- Chili Bouchier and Gyles Isham in the film
- Directed by: Henry Edwards
- Written by: Bernard Parry (play)
- Produced by: Herbert Wilcox
- Starring: Chili Bouchier; Gyles Isham; Allan Jeayes;
- Cinematography: Henry Harris
- Production company: British and Dominions
- Distributed by: Paramount British Pictures
- Release date: July 1933;
- Running time: 69 minutes
- Country: United Kingdom
- Language: English

= Purse Strings =

Purse Strings is a 1933 British drama film directed by Henry Edwards and starring Chili Bouchier, Gyles Isham and Allan Jeayes. It was written by Bernard Parry based on his play, and was made as a quota quickie at British and Dominion's Elstree Studios.

== Preservation status ==
The British Film Institute National Archive holds a collection of ephemera and stills but no film or video materials.

==Plot==
Mary Willmore, a young wife whose wealthy husband Jim refuses to give her a proper allowance, turns, in desparation, to shoplifting. She is caught, and the store owner, Walford, tries to force her to become his mistress by threatening prosecution. When she confesses to Jim, in his anger he libels Walford, and in an out-of-court settlement he avoids payment by declaring himself bankrupt and signing his income over to Mary... who then holds the purse strings.

==Cast==
- Chili Bouchier as Mary Willmore
- Gyles Isham as James Willmore
- G. H. Mulcaster as Edward Ashby
- Allan Jeayes as Walford
- Joan Henley as Ida Bentley
- Evelyn Roberts as Beauchamp

== Reception ==
Film Weekly wrote: "An unpretentious British picture with elements of originality. The story idea is excellent, and it is a great pity the producers have falled to make the most of it. What might have been a thoroughly good and original film is handicapped by casual treatment and direction. ... Both humour and human melodrama emerge naturally from the narrative, but the direction is uninspired and the acting just inoderately competent in most cases. This is a film which should be made all over again on a much more ambitious scale."
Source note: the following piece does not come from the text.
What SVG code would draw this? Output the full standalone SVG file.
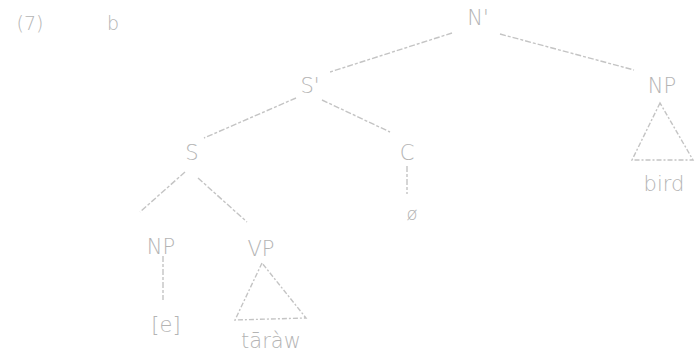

The Daily Film Renter wrote: "Though for greater part story is of serious problem type, last reel degenerates into near farce. Nearly all dialogue. Mechanical production, adequately made. ... General production qualities are adequate, but the story drags, and is just a lot of talk."

Kine Weekly wrote: "An unpretentious marital drama which has a reasonable and original theme, one which, unfortunately, has not been exploited to the fullest advantage. However, there is much in the play to interest women, and especially married women, and it is this potent angle which should assure it some measure of success as a second feature."